Bukan karena tak peduli atau orang-orang terlahir di sana adalah para pejuang tangguh yang tak peduli dengan infrastuktur jalan yang dilalui, banyak upaya yang mereka lakukan bahkan mereka rela merogoh uang dari dalam kantong pribadi untuk memperpanjang jalan semen (dulu sebelum tahun 2010 semuanya tanah), dan memperbaiki jalan sekarang tidak lagi karena sudah terlalu parah, sekarang hanya bergotong royong menimbus lubang yang dilakukan 2 kali sebulan.

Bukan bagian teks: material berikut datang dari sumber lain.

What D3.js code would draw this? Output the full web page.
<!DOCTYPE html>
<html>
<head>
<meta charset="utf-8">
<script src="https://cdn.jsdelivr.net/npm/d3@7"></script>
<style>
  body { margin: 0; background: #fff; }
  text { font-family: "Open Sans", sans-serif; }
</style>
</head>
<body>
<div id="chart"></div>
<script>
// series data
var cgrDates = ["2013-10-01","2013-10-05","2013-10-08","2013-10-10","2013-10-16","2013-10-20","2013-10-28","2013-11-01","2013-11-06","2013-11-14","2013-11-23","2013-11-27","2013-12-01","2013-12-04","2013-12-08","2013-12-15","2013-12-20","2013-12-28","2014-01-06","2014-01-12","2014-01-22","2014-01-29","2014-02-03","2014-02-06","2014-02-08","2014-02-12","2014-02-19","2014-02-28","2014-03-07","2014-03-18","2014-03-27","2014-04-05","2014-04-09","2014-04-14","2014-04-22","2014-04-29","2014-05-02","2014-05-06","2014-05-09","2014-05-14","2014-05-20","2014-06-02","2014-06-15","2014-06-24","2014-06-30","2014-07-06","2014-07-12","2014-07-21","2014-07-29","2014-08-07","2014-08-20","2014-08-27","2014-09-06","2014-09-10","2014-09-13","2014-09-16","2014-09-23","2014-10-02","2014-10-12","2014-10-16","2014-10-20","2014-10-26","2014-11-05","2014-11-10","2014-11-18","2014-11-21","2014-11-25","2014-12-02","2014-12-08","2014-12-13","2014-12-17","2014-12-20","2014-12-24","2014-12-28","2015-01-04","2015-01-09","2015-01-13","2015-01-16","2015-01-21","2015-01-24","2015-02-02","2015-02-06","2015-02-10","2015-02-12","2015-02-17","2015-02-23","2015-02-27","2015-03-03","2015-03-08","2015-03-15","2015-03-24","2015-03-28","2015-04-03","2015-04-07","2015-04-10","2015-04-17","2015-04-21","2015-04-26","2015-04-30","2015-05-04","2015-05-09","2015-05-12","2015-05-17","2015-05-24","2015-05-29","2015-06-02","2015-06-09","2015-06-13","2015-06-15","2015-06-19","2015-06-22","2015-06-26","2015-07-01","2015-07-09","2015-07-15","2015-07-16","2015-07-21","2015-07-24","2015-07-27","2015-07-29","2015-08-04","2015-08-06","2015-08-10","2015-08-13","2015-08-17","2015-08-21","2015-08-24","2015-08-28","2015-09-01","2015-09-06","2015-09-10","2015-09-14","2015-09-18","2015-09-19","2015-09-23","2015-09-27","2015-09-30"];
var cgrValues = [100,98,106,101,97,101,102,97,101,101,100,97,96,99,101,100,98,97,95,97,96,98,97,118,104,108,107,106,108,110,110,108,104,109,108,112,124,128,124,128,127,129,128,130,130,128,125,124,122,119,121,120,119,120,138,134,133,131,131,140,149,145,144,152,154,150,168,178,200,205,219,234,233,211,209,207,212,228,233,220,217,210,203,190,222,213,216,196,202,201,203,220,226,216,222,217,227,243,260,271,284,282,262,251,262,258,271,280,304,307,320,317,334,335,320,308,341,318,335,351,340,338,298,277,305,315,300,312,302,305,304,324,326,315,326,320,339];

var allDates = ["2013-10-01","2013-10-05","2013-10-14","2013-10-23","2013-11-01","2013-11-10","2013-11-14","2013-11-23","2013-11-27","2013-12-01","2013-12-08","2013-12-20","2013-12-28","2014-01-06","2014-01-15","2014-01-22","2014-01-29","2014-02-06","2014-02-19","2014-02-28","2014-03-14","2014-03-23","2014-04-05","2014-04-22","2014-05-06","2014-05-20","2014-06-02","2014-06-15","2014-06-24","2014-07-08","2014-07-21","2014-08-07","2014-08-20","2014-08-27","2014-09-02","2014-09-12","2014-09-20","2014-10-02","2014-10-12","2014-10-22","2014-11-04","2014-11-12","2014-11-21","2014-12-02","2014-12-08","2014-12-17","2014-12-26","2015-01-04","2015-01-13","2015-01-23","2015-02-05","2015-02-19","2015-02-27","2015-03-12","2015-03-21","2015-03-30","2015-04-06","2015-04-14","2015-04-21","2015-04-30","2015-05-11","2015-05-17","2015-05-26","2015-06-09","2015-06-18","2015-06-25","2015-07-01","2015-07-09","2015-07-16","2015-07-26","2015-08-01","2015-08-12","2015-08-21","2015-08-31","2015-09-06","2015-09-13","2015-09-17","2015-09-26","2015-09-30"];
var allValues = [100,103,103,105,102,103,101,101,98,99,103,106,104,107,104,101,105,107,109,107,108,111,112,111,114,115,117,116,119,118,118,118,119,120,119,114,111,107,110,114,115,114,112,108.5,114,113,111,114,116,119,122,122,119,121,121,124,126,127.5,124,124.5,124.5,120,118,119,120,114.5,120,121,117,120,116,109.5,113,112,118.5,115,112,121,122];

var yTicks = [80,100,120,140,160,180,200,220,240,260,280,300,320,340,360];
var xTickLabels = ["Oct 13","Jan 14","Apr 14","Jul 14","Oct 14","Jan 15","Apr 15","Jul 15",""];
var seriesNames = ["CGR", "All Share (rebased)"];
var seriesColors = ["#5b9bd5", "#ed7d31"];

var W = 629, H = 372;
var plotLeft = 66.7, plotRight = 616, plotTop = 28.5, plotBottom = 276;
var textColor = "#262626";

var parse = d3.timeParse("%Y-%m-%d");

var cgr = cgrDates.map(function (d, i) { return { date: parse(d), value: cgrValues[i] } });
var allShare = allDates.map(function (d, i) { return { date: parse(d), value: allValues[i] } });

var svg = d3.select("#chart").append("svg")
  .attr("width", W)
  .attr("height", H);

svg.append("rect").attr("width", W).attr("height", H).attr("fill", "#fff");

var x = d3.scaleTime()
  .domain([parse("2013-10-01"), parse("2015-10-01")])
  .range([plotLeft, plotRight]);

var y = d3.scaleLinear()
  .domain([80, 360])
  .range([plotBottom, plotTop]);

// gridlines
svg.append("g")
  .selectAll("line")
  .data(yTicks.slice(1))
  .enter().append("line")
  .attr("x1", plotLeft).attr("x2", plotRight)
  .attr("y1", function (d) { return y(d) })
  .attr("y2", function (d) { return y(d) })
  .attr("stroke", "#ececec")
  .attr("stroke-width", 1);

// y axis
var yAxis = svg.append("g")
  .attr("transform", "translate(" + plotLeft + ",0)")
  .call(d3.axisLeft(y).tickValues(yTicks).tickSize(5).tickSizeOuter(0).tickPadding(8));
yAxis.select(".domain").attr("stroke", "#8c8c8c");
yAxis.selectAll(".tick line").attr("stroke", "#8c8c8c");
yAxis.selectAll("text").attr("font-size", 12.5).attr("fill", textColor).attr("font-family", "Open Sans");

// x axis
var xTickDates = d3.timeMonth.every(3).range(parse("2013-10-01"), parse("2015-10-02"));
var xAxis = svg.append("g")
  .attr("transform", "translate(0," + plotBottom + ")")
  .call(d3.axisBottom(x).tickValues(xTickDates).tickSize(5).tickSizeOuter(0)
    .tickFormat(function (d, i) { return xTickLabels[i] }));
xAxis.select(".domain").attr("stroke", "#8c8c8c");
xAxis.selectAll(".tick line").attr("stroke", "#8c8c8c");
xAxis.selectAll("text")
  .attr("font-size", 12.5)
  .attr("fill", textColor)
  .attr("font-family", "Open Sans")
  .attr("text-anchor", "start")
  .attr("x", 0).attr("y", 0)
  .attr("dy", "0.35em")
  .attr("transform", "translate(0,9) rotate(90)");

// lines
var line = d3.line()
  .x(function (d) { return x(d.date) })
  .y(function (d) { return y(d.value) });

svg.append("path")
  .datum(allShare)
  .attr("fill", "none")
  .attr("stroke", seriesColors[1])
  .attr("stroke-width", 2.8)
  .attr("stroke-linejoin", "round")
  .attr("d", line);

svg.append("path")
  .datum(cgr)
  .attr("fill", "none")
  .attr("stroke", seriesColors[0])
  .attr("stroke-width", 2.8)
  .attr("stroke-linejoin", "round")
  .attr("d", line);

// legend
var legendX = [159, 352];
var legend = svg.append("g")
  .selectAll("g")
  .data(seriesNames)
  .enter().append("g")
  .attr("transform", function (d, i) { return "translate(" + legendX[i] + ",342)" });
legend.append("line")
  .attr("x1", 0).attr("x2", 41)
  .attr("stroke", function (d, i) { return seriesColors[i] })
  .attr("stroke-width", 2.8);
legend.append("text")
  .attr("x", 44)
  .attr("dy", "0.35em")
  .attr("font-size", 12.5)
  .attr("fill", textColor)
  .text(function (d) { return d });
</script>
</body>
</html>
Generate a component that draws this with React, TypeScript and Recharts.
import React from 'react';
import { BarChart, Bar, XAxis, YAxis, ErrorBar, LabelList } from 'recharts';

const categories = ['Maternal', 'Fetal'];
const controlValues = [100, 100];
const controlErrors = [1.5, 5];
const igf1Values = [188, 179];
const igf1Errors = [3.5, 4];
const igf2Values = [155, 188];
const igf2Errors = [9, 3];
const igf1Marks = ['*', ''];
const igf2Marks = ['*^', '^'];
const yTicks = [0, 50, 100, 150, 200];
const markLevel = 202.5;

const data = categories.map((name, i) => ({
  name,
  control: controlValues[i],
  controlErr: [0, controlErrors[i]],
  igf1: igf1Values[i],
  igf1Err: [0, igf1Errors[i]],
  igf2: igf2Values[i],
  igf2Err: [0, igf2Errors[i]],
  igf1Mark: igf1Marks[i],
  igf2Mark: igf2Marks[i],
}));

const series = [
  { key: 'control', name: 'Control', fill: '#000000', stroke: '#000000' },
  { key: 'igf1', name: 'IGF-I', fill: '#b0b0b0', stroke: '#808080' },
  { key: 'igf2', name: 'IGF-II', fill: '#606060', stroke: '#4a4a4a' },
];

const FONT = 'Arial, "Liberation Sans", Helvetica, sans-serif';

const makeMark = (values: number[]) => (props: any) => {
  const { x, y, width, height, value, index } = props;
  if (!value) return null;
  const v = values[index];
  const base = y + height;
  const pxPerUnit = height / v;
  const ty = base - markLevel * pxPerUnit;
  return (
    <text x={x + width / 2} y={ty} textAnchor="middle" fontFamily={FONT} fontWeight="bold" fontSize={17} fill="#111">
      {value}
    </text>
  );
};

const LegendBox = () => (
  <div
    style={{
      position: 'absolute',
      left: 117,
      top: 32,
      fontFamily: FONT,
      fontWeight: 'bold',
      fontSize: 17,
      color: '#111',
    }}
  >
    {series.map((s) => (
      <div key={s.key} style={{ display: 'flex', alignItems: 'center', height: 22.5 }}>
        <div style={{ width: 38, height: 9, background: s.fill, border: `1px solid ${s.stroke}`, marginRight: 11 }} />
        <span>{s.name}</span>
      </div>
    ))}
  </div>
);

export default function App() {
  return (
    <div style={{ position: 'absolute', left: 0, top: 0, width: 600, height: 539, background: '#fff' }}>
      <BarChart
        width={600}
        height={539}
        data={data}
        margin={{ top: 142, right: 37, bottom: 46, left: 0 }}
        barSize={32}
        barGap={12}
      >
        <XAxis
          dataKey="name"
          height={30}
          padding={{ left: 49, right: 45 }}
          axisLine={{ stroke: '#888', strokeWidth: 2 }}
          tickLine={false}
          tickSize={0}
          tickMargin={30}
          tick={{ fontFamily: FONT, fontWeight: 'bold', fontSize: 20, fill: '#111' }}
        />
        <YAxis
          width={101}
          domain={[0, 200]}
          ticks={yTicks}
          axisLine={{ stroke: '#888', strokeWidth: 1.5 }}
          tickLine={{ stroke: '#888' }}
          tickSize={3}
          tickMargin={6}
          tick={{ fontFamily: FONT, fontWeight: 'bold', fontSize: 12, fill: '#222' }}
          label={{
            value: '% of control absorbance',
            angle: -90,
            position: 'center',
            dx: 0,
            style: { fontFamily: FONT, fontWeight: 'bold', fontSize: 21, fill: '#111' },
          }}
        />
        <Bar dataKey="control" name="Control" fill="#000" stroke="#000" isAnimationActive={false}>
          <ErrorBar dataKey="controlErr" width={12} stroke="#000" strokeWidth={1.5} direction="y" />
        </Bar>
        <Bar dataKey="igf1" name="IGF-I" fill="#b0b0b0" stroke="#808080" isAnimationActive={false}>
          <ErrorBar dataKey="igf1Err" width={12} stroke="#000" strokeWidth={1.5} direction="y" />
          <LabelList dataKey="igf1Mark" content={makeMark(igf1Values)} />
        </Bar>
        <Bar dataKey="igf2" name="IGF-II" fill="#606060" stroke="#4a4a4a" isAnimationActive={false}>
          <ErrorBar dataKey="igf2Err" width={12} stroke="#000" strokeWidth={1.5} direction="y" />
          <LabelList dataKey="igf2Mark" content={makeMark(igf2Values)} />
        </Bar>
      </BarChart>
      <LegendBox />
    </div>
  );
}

Tak sedikit orang yang tahu bagaimana kondisi jalan yang rusak parah di tempat itu, tapi tahu saja sepertinya tak cukup, salah seorang perwakilan warga harus datang dengan membawa proposal jika tidak, bantuan tak akan datang kecuali sisa di akhir tahun. Sepertinya proposal memang tak pernah datang dari warga Parit Deraman Hulu, karena ketidakpahaman mereka mengenai hal tersebut. Mereka hanya mengandalkan lisan dan orang pun tahu bahkan melihat sendiri bagaimana kondisinya.
Anak-anak berangkat ke sekolah SD, SMP, SMA dan mahasiswa, orang dewasa pergi bekerja semuanya akan melalui jalan itu. Tak ada pilihan lain kecuali jalan becek sepanjang 2 KM. Mereka sudah terbiasa bahkan menikmati. Mencuci motor setiap pagi, menjinjing alas kaki setiap pagi, tepatnya setiap pagi di musim hujan.
Hujan itu rahmat dari Allah maka hujan tak salah, jalan yang rusak tak tahu apa-apa maka jalan tak salah. Warga tak salah karena mereka tak paham. Tak ada yang salah dan mencari siapa yang salah itu tak penting dan tak bermanfaat.